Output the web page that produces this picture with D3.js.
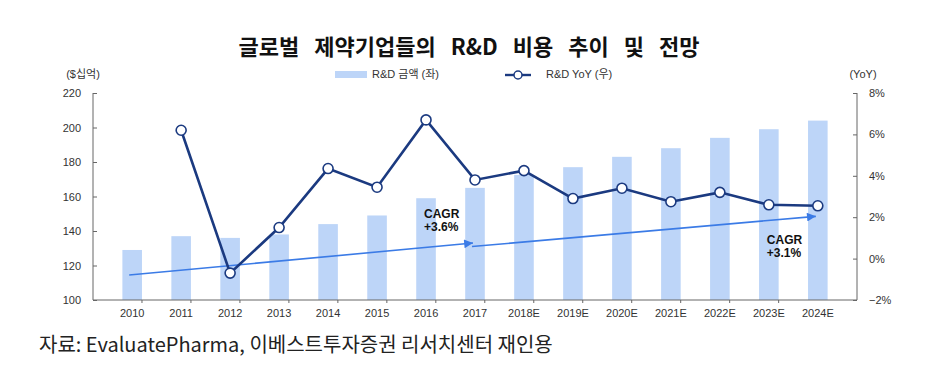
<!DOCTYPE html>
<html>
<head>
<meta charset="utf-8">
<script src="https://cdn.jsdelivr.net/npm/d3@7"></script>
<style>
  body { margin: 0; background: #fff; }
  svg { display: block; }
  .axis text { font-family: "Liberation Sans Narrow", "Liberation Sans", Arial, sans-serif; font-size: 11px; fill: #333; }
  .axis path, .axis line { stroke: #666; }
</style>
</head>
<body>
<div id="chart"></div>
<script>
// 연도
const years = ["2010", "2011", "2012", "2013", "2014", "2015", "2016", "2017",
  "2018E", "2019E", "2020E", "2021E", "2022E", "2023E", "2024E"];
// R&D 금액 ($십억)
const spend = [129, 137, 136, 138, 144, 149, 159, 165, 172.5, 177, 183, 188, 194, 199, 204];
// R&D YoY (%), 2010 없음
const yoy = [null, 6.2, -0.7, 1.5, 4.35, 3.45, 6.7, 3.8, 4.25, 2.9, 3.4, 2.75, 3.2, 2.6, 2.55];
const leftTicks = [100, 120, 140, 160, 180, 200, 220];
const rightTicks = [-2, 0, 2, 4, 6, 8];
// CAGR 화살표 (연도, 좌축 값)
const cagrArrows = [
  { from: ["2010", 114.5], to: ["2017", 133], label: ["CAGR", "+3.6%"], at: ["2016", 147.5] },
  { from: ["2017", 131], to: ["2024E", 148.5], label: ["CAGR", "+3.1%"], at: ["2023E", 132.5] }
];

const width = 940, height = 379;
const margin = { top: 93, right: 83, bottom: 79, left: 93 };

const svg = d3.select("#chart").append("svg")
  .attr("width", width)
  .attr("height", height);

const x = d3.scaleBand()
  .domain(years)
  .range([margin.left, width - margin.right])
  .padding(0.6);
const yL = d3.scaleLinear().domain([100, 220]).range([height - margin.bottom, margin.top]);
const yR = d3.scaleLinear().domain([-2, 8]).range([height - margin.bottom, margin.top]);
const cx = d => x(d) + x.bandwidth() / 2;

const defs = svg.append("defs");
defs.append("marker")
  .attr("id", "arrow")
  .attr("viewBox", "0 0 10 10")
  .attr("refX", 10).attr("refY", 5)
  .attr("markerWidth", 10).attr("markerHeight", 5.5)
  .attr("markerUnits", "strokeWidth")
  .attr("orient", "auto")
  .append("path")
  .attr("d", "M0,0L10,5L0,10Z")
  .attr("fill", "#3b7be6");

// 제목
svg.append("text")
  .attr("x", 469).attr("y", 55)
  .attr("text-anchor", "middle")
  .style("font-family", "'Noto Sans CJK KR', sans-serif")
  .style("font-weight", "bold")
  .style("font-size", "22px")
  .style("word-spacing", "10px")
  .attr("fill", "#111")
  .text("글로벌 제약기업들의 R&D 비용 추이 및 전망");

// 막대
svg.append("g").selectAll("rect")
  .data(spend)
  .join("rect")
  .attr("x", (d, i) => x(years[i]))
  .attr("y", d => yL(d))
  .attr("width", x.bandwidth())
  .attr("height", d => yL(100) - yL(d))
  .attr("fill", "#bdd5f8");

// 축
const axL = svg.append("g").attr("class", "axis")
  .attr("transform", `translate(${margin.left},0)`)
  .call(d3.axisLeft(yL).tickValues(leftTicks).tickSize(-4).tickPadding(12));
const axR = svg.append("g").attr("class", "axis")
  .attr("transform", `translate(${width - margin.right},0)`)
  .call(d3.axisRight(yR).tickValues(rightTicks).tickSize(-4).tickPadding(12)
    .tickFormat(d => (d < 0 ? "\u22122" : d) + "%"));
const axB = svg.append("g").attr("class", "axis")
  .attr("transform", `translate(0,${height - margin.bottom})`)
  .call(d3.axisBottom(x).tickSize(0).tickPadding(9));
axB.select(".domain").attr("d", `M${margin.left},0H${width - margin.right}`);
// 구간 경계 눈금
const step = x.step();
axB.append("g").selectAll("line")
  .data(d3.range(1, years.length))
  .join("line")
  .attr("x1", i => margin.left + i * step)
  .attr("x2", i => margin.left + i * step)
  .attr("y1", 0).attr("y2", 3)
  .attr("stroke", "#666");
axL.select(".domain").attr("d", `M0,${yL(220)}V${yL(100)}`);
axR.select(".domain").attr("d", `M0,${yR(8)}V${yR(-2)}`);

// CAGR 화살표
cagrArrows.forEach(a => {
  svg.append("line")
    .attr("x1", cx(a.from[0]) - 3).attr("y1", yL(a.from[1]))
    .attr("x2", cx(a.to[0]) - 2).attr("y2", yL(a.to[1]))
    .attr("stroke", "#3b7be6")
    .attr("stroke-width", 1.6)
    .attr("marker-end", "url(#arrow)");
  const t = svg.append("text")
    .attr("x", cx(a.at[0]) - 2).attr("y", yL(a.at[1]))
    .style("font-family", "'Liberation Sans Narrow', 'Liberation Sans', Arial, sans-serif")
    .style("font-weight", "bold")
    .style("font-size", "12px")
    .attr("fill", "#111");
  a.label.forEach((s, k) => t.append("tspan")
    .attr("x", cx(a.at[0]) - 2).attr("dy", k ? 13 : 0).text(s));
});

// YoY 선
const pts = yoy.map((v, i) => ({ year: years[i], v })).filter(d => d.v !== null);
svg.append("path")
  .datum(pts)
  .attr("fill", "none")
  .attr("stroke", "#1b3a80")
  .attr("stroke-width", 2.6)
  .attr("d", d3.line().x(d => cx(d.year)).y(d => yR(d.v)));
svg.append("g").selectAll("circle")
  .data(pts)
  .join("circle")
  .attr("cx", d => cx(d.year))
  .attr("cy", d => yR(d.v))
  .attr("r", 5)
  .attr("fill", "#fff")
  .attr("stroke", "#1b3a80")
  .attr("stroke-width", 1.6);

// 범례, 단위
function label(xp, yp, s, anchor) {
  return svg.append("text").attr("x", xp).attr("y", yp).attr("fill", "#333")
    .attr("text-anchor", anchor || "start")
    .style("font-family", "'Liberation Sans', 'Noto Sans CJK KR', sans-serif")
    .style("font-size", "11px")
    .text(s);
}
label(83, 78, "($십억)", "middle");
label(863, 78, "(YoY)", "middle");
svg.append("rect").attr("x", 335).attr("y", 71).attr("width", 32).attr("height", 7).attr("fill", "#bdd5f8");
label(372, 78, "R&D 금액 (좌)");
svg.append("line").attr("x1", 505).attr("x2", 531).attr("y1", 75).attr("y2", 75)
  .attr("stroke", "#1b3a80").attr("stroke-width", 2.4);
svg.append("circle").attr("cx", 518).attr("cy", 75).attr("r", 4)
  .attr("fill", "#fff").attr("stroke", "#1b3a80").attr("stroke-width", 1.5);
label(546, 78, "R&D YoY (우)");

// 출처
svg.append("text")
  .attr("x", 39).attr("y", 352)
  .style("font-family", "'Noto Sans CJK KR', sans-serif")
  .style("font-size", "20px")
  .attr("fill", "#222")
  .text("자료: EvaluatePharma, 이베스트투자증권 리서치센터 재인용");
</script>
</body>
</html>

----

▸ Stated task
Quote in full the listing given above; the images are to be left out.

▸ Exercise answer
Output the web page that produces this picture with D3.js.
<!DOCTYPE html>
<html>
<head>
<meta charset="utf-8">
<script src="https://cdn.jsdelivr.net/npm/d3@7"></script>
<style>
  body { margin: 0; background: #fff; }
  svg { display: block; }
  .axis text { font-family: "Liberation Sans Narrow", "Liberation Sans", Arial, sans-serif; font-size: 11px; fill: #333; }
  .axis path, .axis line { stroke: #666; }
</style>
</head>
<body>
<div id="chart"></div>
<script>
// 연도
const years = ["2010", "2011", "2012", "2013", "2014", "2015", "2016", "2017",
  "2018E", "2019E", "2020E", "2021E", "2022E", "2023E", "2024E"];
// R&D 금액 ($십억)
const spend = [129, 137, 136, 138, 144, 149, 159, 165, 172.5, 177, 183, 188, 194, 199, 204];
// R&D YoY (%), 2010 없음
const yoy = [null, 6.2, -0.7, 1.5, 4.35, 3.45, 6.7, 3.8, 4.25, 2.9, 3.4, 2.75, 3.2, 2.6, 2.55];
const leftTicks = [100, 120, 140, 160, 180, 200, 220];
const rightTicks = [-2, 0, 2, 4, 6, 8];
// CAGR 화살표 (연도, 좌축 값)
const cagrArrows = [
  { from: ["2010", 114.5], to: ["2017", 133], label: ["CAGR", "+3.6%"], at: ["2016", 147.5] },
  { from: ["2017", 131], to: ["2024E", 148.5], label: ["CAGR", "+3.1%"], at: ["2023E", 132.5] }
];

const width = 940, height = 379;
const margin = { top: 93, right: 83, bottom: 79, left: 93 };

const svg = d3.select("#chart").append("svg")
  .attr("width", width)
  .attr("height", height);

const x = d3.scaleBand()
  .domain(years)
  .range([margin.left, width - margin.right])
  .padding(0.6);
const yL = d3.scaleLinear().domain([100, 220]).range([height - margin.bottom, margin.top]);
const yR = d3.scaleLinear().domain([-2, 8]).range([height - margin.bottom, margin.top]);
const cx = d => x(d) + x.bandwidth() / 2;

const defs = svg.append("defs");
defs.append("marker")
  .attr("id", "arrow")
  .attr("viewBox", "0 0 10 10")
  .attr("refX", 10).attr("refY", 5)
  .attr("markerWidth", 10).attr("markerHeight", 5.5)
  .attr("markerUnits", "strokeWidth")
  .attr("orient", "auto")
  .append("path")
  .attr("d", "M0,0L10,5L0,10Z")
  .attr("fill", "#3b7be6");

// 제목
svg.append("text")
  .attr("x", 469).attr("y", 55)
  .attr("text-anchor", "middle")
  .style("font-family", "'Noto Sans CJK KR', sans-serif")
  .style("font-weight", "bold")
  .style("font-size", "22px")
  .style("word-spacing", "10px")
  .attr("fill", "#111")
  .text("글로벌 제약기업들의 R&D 비용 추이 및 전망");

// 막대
svg.append("g").selectAll("rect")
  .data(spend)
  .join("rect")
  .attr("x", (d, i) => x(years[i]))
  .attr("y", d => yL(d))
  .attr("width", x.bandwidth())
  .attr("height", d => yL(100) - yL(d))
  .attr("fill", "#bdd5f8");

// 축
const axL = svg.append("g").attr("class", "axis")
  .attr("transform", `translate(${margin.left},0)`)
  .call(d3.axisLeft(yL).tickValues(leftTicks).tickSize(-4).tickPadding(12));
const axR = svg.append("g").attr("class", "axis")
  .attr("transform", `translate(${width - margin.right},0)`)
  .call(d3.axisRight(yR).tickValues(rightTicks).tickSize(-4).tickPadding(12)
    .tickFormat(d => (d < 0 ? "\u22122" : d) + "%"));
const axB = svg.append("g").attr("class", "axis")
  .attr("transform", `translate(0,${height - margin.bottom})`)
  .call(d3.axisBottom(x).tickSize(0).tickPadding(9));
axB.select(".domain").attr("d", `M${margin.left},0H${width - margin.right}`);
// 구간 경계 눈금
const step = x.step();
axB.append("g").selectAll("line")
  .data(d3.range(1, years.length))
  .join("line")
  .attr("x1", i => margin.left + i * step)
  .attr("x2", i => margin.left + i * step)
  .attr("y1", 0).attr("y2", 3)
  .attr("stroke", "#666");
axL.select(".domain").attr("d", `M0,${yL(220)}V${yL(100)}`);
axR.select(".domain").attr("d", `M0,${yR(8)}V${yR(-2)}`);

// CAGR 화살표
cagrArrows.forEach(a => {
  svg.append("line")
    .attr("x1", cx(a.from[0]) - 3).attr("y1", yL(a.from[1]))
    .attr("x2", cx(a.to[0]) - 2).attr("y2", yL(a.to[1]))
    .attr("stroke", "#3b7be6")
    .attr("stroke-width", 1.6)
    .attr("marker-end", "url(#arrow)");
  const t = svg.append("text")
    .attr("x", cx(a.at[0]) - 2).attr("y", yL(a.at[1]))
    .style("font-family", "'Liberation Sans Narrow', 'Liberation Sans', Arial, sans-serif")
    .style("font-weight", "bold")
    .style("font-size", "12px")
    .attr("fill", "#111");
  a.label.forEach((s, k) => t.append("tspan")
    .attr("x", cx(a.at[0]) - 2).attr("dy", k ? 13 : 0).text(s));
});

// YoY 선
const pts = yoy.map((v, i) => ({ year: years[i], v })).filter(d => d.v !== null);
svg.append("path")
  .datum(pts)
  .attr("fill", "none")
  .attr("stroke", "#1b3a80")
  .attr("stroke-width", 2.6)
  .attr("d", d3.line().x(d => cx(d.year)).y(d => yR(d.v)));
svg.append("g").selectAll("circle")
  .data(pts)
  .join("circle")
  .attr("cx", d => cx(d.year))
  .attr("cy", d => yR(d.v))
  .attr("r", 5)
  .attr("fill", "#fff")
  .attr("stroke", "#1b3a80")
  .attr("stroke-width", 1.6);

// 범례, 단위
function label(xp, yp, s, anchor) {
  return svg.append("text").attr("x", xp).attr("y", yp).attr("fill", "#333")
    .attr("text-anchor", anchor || "start")
    .style("font-family", "'Liberation Sans', 'Noto Sans CJK KR', sans-serif")
    .style("font-size", "11px")
    .text(s);
}
label(83, 78, "($십억)", "middle");
label(863, 78, "(YoY)", "middle");
svg.append("rect").attr("x", 335).attr("y", 71).attr("width", 32).attr("height", 7).attr("fill", "#bdd5f8");
label(372, 78, "R&D 금액 (좌)");
svg.append("line").attr("x1", 505).attr("x2", 531).attr("y1", 75).attr("y2", 75)
  .attr("stroke", "#1b3a80").attr("stroke-width", 2.4);
svg.append("circle").attr("cx", 518).attr("cy", 75).attr("r", 4)
  .attr("fill", "#fff").attr("stroke", "#1b3a80").attr("stroke-width", 1.5);
label(546, 78, "R&D YoY (우)");

// 출처
svg.append("text")
  .attr("x", 39).attr("y", 352)
  .style("font-family", "'Noto Sans CJK KR', sans-serif")
  .style("font-size", "20px")
  .attr("fill", "#222")
  .text("자료: EvaluatePharma, 이베스트투자증권 리서치센터 재인용");
</script>
</body>
</html>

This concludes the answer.